We know that the summation of an infinite G.P. is equal to:
${{S}_{\infty }}=\dfrac{a}{1-r}$
In the above formula, “a” is the first term of the series and “r” is the common ratio of the series. Plugging the values of first term and common ratio we get the summation of the infinite series.

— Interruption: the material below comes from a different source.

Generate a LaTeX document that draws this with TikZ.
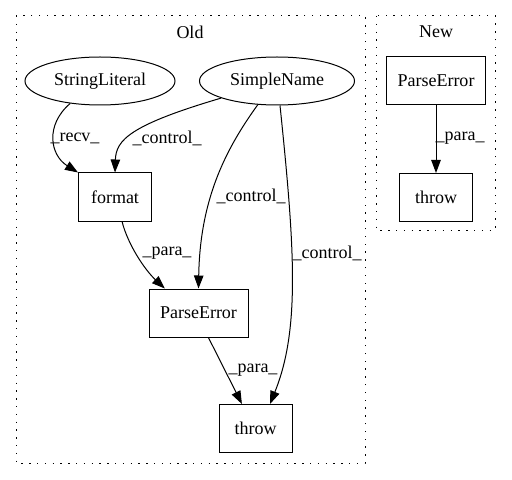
\documentclass[tikz,border=0pt]{standalone}
\usepackage{fontspec}
\setmainfont{Liberation Serif}
\usetikzlibrary{arrows.meta,shapes.geometric,calc}
\begin{document}
\begin{tikzpicture}[x=1bp,y=-1bp,
  every node/.style={font=\fontsize{18bp}{21bp}\selectfont},
  cluster/.style={draw,line width=1bp,dash pattern=on 1.3bp off 6.5bp},
  ell/.style={draw,ellipse,inner sep=0pt,line width=1bp},
  box/.style={draw,rectangle,inner sep=0pt,line width=1bp,minimum height=48bp},
  edge/.style={draw,line width=1bp,-{Triangle[length=13bp,width=9.5bp]}},
  lab/.style={inner sep=0pt}]
\useasboundingbox (0,0) rectangle (512,480);
% clusters
\draw[cluster] (16,16) rectangle (365,463);
\draw[cluster] (376,16) rectangle (495,230);
\node[lab] (oldlab) at (190,32) {Old};
\node[lab] (newlab) at (436,32) {New};
% Old nodes
\node[ell,minimum width=150bp,minimum height=48bp] (sl) at (100,81) {StringLiteral};
\node[ell,minimum width=155bp,minimum height=48bp] (sn) at (277,81) {SimpleName};
\node[box,minimum width=73bp] (fmt) at (115,197) {format};
\node[box,minimum width=99bp] (pe) at (198.5,313) {ParseError};
\node[box,minimum width=73bp] (th) at (255.5,428.5) {throw};
% New nodes
\node[box,minimum width=99bp] (npe) at (436,81) {ParseError};
\node[box,minimum width=73bp] (nth) at (436,197.5) {throw};
% edges
\draw[edge] (sl.217) .. controls (45,125) and (50,155) .. (fmt.north west);
\draw[edge] (sn.197) .. controls (130,125) and (116,140) .. (fmt.north);
\draw[edge] (sn.231) .. controls (225,150) and (200,200) .. (pe.north);
\draw[edge] (sn.-83) .. controls (295,250) and (300,330) .. ($(th.north)+(14.5,0)$);
\draw[edge] (fmt.-74) .. controls (128,245) and (145,270) .. (pe.144);
\draw[edge] (pe.-68) -- (th.119);
\draw[edge] (npe.south) -- (nth.north);
% labels
\node[lab] (l1) at (75,138) {\_recv\_};
\node[lab] (l2) at (167,138) {\_control\_};
\node[lab] (l3) at (251,196) {\_control\_};
\node[lab] (l4) at (327,253) {\_control\_};
\node[lab] (l5) at (167,253) {\_para\_};
\node[lab] (l6) at (253,370) {\_para\_};
\node[lab] (l7) at (460,138) {\_para\_};
\end{tikzpicture}
\end{document}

${{S}_{\infty }}=\dfrac{\dfrac{1}{3}}{1-\dfrac{1}{3}}$
$\Rightarrow {{S}_{\infty }}=\dfrac{\dfrac{1}{3}}{\dfrac{2}{3}}=\dfrac{1}{2}$
Substituting the above value of summation of infinite series in eq. (1) we get,
$\begin{aligned} & \dfrac{2}{3}S=4\left( \dfrac{1}{3}+\dfrac{1}{{{3}^{2}}}+\dfrac{1}{{{3}^{3}}}+\dfrac{1}{{{3}^{4}}}+............ \right) \\\ & \Rightarrow \dfrac{2}{3}S=4\left( \dfrac{1}{2} \right) \\\ & \Rightarrow \dfrac{2}{3}S=2 \\\ & \Rightarrow S=3 \\\ \end{aligned}$
From the above solution, we have found the summation of the infinite series as 3.

Note: The point to be noted that the formula for infinite G.P. that we have applied above is for the common ratio between -1 to 1. And in the given series the common ratio is $\dfrac{1}{3}$ which lies between -1 to 1.